>> start Supplied data

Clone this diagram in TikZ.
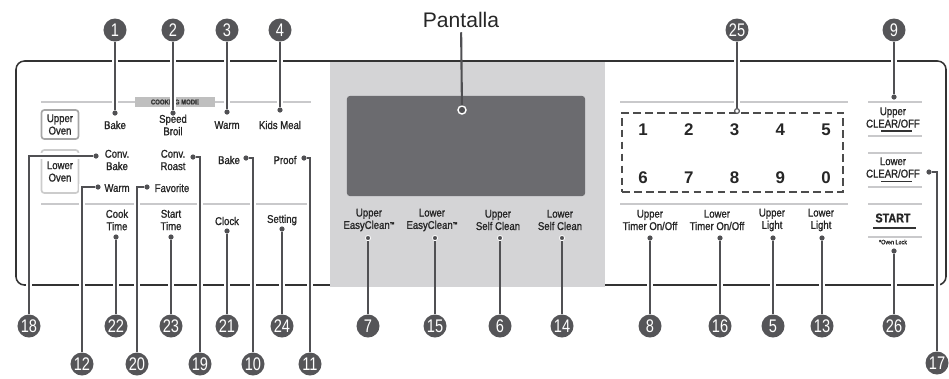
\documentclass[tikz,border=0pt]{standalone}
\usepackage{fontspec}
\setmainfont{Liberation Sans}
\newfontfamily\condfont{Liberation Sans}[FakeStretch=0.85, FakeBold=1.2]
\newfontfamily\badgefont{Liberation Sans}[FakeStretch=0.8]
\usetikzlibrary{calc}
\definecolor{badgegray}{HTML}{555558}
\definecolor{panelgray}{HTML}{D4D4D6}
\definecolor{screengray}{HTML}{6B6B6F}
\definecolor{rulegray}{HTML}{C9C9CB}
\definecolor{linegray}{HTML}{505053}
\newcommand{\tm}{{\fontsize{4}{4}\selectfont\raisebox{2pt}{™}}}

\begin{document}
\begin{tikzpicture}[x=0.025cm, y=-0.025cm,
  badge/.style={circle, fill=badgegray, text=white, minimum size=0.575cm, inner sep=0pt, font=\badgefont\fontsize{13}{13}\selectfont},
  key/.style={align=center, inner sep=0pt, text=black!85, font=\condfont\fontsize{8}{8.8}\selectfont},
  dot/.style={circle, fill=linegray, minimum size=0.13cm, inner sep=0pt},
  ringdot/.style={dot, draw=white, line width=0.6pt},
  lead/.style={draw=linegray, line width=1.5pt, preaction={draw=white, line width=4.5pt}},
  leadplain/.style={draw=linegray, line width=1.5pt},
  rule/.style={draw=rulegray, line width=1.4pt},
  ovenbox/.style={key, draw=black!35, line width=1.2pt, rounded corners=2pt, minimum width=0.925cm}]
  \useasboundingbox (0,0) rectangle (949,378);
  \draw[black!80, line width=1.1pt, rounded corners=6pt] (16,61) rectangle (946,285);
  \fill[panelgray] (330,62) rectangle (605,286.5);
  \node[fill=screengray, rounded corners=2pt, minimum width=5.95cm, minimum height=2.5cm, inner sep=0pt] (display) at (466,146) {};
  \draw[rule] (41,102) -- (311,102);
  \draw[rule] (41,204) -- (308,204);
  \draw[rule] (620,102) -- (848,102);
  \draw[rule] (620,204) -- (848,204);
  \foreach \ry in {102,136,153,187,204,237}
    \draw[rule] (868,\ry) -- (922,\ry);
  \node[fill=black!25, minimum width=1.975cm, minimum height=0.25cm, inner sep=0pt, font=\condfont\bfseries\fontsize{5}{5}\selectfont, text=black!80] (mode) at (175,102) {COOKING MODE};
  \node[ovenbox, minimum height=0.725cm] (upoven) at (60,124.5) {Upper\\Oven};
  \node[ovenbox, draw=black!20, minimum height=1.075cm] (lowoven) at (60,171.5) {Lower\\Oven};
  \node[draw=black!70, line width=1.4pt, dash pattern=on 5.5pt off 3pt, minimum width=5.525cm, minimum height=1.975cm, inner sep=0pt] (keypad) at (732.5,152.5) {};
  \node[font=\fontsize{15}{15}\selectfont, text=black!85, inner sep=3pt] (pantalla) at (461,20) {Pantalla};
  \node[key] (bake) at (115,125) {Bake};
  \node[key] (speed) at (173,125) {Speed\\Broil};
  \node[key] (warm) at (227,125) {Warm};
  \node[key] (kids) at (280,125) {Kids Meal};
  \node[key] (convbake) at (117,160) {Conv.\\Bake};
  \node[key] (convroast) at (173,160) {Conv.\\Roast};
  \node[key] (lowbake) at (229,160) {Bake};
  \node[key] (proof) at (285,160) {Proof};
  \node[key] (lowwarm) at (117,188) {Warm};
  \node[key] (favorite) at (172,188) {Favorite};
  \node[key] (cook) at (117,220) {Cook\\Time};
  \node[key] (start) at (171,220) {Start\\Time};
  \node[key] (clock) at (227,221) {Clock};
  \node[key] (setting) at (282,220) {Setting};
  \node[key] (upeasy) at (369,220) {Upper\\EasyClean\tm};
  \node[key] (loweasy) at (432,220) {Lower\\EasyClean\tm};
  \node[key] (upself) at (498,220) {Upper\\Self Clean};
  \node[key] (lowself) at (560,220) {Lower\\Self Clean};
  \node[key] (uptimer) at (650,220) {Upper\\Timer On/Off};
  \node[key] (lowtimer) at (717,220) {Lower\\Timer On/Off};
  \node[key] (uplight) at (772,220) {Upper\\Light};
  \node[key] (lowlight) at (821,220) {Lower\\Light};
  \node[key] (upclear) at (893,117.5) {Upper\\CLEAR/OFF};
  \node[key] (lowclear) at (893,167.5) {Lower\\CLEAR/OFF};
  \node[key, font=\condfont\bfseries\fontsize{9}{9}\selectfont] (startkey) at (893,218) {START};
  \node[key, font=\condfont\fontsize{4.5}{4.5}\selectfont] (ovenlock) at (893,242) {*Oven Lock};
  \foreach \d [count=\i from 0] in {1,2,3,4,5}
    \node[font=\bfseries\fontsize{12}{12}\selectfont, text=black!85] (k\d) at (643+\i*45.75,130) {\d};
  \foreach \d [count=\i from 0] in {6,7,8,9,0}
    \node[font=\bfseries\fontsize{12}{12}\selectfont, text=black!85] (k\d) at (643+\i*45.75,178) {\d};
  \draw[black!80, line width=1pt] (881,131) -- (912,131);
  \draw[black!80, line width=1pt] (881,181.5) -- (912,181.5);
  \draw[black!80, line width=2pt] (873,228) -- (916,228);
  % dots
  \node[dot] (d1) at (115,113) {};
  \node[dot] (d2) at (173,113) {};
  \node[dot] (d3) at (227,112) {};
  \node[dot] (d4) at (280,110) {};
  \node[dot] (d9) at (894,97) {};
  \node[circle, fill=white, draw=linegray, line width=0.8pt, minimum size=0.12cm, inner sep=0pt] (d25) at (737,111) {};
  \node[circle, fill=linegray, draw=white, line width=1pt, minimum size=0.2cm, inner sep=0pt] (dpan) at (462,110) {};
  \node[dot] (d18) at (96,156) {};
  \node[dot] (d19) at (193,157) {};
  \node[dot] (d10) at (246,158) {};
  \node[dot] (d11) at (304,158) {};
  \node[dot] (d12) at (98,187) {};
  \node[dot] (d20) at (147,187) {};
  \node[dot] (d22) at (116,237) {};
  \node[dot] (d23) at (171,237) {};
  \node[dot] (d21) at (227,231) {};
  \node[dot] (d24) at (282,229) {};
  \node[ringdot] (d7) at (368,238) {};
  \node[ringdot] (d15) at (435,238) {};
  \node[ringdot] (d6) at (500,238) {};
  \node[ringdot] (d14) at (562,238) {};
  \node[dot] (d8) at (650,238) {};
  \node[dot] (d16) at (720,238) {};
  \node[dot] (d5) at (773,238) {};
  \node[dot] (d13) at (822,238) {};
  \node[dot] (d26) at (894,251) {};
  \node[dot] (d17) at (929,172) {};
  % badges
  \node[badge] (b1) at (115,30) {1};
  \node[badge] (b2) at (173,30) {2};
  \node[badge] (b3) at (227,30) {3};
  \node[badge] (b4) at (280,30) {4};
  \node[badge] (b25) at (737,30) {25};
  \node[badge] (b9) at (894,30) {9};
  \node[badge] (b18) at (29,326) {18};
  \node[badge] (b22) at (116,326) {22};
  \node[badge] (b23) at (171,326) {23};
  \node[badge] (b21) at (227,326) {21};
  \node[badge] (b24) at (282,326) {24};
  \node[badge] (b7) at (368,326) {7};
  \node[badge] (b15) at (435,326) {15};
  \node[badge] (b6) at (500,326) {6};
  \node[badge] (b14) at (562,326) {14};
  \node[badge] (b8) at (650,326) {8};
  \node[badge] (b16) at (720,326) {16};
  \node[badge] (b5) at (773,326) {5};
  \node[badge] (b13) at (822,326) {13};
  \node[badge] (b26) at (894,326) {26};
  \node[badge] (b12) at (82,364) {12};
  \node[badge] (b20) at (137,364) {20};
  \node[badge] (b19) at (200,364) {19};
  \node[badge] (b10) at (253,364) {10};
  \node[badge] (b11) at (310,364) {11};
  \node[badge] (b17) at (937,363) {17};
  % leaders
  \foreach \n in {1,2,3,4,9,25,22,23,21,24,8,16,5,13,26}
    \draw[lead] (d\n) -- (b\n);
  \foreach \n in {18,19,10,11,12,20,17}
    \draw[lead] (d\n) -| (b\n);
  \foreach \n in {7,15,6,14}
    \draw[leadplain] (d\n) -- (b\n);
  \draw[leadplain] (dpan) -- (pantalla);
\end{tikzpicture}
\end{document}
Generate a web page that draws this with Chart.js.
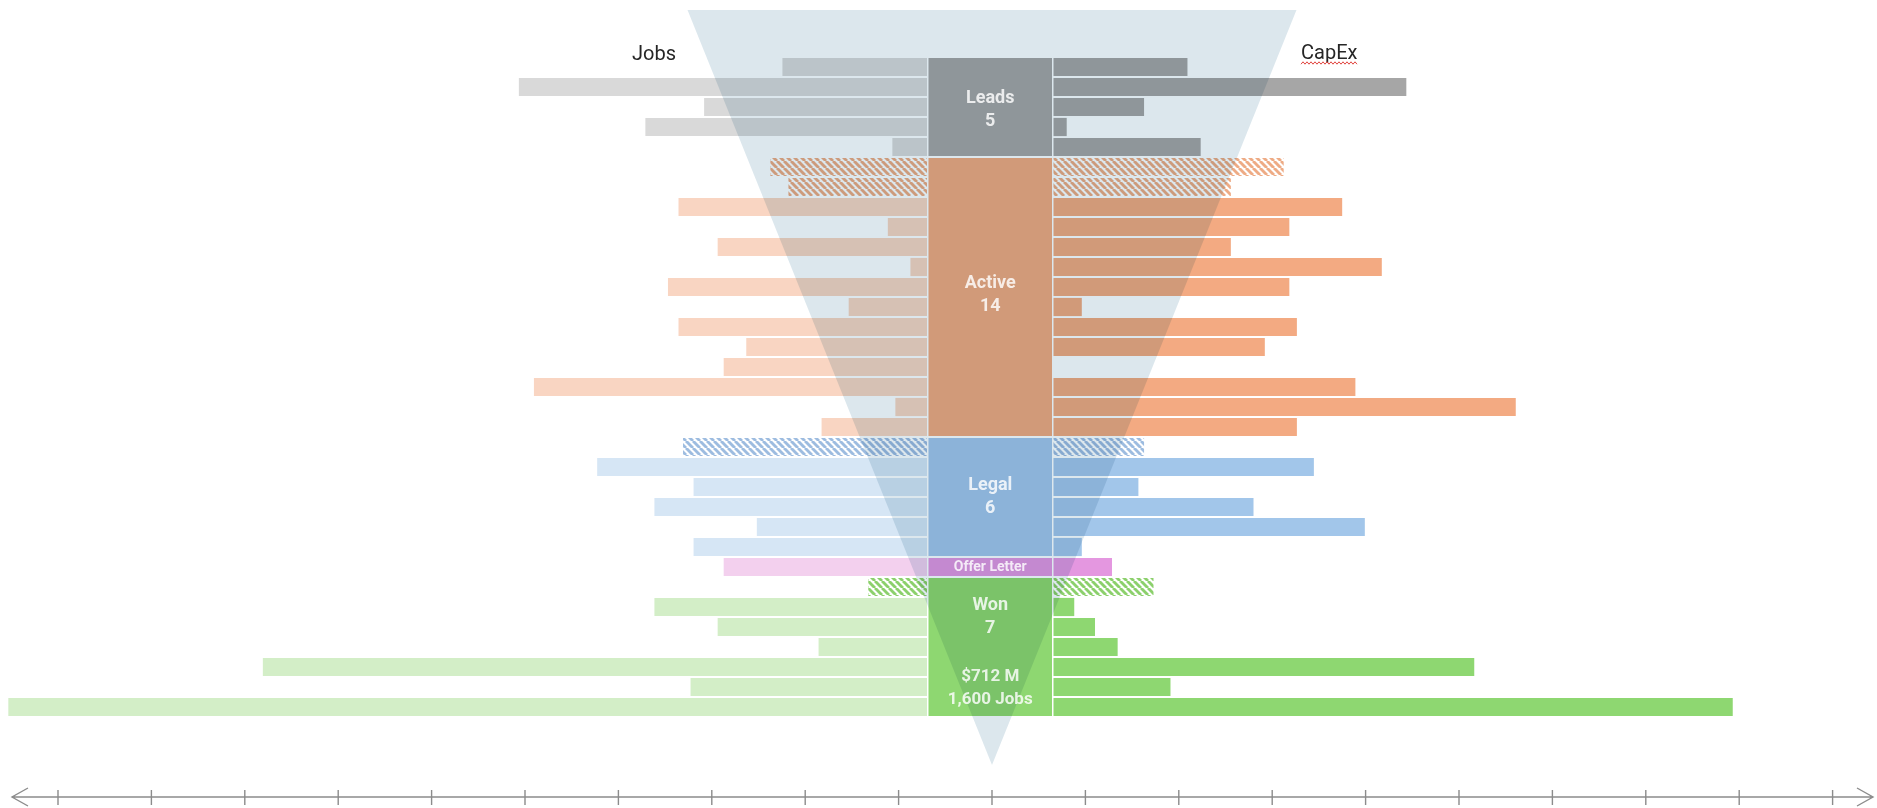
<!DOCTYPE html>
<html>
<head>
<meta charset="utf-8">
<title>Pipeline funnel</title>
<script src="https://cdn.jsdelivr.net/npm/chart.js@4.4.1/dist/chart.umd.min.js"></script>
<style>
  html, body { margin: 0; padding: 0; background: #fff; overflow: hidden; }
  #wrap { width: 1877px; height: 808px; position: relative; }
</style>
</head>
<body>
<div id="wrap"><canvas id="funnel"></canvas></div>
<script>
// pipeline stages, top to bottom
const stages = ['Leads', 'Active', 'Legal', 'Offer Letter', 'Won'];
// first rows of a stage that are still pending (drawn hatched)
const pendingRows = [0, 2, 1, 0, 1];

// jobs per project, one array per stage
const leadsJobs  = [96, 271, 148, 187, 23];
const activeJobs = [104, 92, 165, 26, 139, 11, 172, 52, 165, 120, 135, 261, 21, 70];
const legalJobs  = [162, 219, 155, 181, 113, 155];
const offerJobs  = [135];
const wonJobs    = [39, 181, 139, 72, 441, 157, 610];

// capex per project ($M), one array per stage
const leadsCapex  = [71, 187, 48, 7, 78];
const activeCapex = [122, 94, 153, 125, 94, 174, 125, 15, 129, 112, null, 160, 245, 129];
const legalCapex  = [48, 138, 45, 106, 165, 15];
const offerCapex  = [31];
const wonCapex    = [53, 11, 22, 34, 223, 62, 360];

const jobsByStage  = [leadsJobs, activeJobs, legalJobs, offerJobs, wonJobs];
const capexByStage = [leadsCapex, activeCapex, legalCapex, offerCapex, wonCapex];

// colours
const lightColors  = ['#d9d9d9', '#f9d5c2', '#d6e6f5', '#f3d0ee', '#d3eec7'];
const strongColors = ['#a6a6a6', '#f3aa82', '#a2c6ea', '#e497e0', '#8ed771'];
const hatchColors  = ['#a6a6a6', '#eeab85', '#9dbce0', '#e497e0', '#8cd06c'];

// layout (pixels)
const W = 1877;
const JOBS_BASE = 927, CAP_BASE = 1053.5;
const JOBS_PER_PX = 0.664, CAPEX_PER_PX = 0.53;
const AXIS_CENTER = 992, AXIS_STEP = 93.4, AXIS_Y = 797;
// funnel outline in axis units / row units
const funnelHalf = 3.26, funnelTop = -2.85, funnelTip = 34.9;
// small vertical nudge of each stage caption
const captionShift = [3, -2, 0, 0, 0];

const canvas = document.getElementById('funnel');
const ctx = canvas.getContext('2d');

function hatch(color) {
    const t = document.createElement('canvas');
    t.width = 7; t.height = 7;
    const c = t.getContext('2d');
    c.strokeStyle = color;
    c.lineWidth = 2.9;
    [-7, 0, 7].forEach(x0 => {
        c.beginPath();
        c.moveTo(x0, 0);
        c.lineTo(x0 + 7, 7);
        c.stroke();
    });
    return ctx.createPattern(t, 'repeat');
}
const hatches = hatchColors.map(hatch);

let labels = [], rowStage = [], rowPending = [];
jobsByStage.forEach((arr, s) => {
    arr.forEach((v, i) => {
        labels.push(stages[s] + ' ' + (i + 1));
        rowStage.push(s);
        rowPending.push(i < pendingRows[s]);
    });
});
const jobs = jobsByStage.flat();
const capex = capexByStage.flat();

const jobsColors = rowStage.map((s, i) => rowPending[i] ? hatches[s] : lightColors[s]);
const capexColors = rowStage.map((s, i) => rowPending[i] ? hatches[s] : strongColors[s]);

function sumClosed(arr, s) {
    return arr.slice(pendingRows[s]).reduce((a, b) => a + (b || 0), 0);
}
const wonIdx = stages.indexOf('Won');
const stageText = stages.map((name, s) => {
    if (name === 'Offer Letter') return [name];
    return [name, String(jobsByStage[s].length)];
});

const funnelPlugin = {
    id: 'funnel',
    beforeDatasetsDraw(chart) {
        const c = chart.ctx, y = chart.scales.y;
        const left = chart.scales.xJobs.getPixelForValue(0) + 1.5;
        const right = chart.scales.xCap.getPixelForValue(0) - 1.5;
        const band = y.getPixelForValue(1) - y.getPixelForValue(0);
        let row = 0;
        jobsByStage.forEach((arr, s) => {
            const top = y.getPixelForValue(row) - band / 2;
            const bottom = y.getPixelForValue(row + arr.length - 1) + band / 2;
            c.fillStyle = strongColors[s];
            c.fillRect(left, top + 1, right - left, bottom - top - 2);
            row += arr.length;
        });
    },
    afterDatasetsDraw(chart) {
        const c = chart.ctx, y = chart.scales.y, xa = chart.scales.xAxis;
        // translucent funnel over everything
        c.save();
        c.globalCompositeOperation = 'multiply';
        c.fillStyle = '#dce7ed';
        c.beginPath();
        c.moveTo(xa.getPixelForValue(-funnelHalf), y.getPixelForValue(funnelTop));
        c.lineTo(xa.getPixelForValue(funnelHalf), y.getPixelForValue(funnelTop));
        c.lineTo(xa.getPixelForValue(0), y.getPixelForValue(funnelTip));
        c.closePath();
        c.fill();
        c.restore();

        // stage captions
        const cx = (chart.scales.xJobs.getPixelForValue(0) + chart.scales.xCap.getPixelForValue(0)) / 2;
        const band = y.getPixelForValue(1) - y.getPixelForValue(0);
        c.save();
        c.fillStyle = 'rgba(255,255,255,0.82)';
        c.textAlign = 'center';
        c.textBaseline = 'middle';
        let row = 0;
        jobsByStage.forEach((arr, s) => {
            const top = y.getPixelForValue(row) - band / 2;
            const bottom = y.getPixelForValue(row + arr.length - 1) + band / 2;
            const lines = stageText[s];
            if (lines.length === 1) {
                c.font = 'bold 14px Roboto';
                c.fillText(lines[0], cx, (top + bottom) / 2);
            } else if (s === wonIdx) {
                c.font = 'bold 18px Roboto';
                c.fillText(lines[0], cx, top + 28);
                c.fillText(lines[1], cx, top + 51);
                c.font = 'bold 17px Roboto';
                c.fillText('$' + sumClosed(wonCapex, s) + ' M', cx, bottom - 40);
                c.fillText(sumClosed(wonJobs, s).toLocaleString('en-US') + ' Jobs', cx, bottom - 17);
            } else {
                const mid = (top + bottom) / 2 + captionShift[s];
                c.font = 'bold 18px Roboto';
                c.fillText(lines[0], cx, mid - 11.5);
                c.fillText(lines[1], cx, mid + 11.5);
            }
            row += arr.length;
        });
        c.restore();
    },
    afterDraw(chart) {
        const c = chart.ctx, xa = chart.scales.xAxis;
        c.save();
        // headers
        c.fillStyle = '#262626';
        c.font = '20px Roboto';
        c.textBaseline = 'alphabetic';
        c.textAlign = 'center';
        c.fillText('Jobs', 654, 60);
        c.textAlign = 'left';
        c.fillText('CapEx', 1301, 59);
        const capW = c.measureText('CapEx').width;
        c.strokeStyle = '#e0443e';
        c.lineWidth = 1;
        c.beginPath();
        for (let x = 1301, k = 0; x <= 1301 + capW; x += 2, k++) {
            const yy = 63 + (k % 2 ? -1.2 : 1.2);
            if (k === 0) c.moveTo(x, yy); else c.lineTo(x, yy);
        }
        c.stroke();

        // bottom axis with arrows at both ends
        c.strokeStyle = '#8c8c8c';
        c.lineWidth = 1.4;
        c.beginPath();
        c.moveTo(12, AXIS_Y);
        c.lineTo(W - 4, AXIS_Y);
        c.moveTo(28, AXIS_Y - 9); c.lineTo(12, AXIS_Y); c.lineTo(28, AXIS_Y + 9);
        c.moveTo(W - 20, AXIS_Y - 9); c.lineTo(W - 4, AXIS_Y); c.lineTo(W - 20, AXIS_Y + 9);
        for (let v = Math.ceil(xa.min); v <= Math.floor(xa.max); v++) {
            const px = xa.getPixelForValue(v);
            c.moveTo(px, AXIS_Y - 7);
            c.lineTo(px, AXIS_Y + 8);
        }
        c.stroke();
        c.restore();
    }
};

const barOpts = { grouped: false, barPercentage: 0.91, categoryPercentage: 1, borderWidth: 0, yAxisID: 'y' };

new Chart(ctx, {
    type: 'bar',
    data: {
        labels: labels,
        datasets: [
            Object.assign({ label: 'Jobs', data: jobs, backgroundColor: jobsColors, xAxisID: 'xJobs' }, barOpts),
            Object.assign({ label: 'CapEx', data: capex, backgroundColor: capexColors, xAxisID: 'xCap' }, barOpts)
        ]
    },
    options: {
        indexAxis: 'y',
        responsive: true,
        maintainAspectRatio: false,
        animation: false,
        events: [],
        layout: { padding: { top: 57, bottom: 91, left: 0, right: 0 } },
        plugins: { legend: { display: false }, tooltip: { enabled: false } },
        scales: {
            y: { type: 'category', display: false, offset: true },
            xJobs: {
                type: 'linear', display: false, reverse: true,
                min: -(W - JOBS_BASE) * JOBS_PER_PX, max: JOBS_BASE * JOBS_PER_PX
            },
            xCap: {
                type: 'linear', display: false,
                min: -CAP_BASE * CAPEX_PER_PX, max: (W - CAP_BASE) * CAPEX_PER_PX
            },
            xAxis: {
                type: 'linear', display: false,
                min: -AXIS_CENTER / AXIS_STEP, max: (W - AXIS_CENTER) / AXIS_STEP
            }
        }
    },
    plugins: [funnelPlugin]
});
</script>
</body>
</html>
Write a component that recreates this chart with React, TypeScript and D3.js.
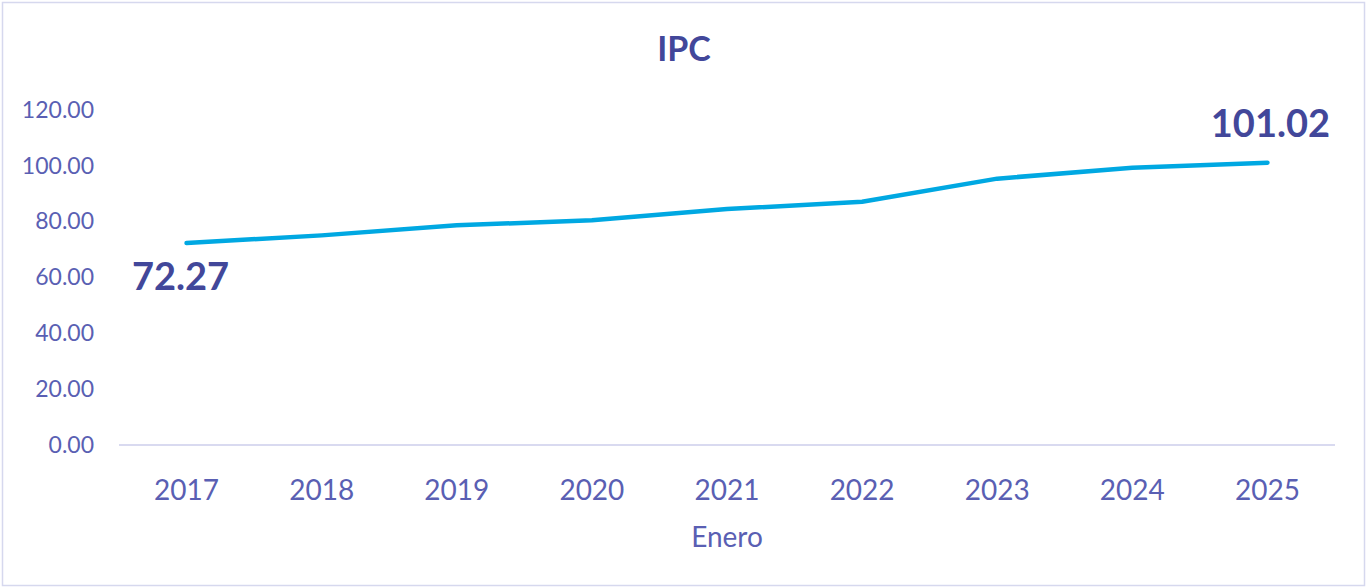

>> end Supplied data

Directions for this task: Using the listing above, repeat word for word each line from the one with "Generate a web" down to the one with "const pendingRows = [0, 2, 1, 0, 1];", both included. Omit all pictures.

Written response:
Generate a web page that draws this with Chart.js.
<!DOCTYPE html>
<html>
<head>
<meta charset="utf-8">
<title>Pipeline funnel</title>
<script src="https://cdn.jsdelivr.net/npm/chart.js@4.4.1/dist/chart.umd.min.js"></script>
<style>
  html, body { margin: 0; padding: 0; background: #fff; overflow: hidden; }
  #wrap { width: 1877px; height: 808px; position: relative; }
</style>
</head>
<body>
<div id="wrap"><canvas id="funnel"></canvas></div>
<script>
// pipeline stages, top to bottom
const stages = ['Leads', 'Active', 'Legal', 'Offer Letter', 'Won'];
// first rows of a stage that are still pending (drawn hatched)
const pendingRows = [0, 2, 1, 0, 1];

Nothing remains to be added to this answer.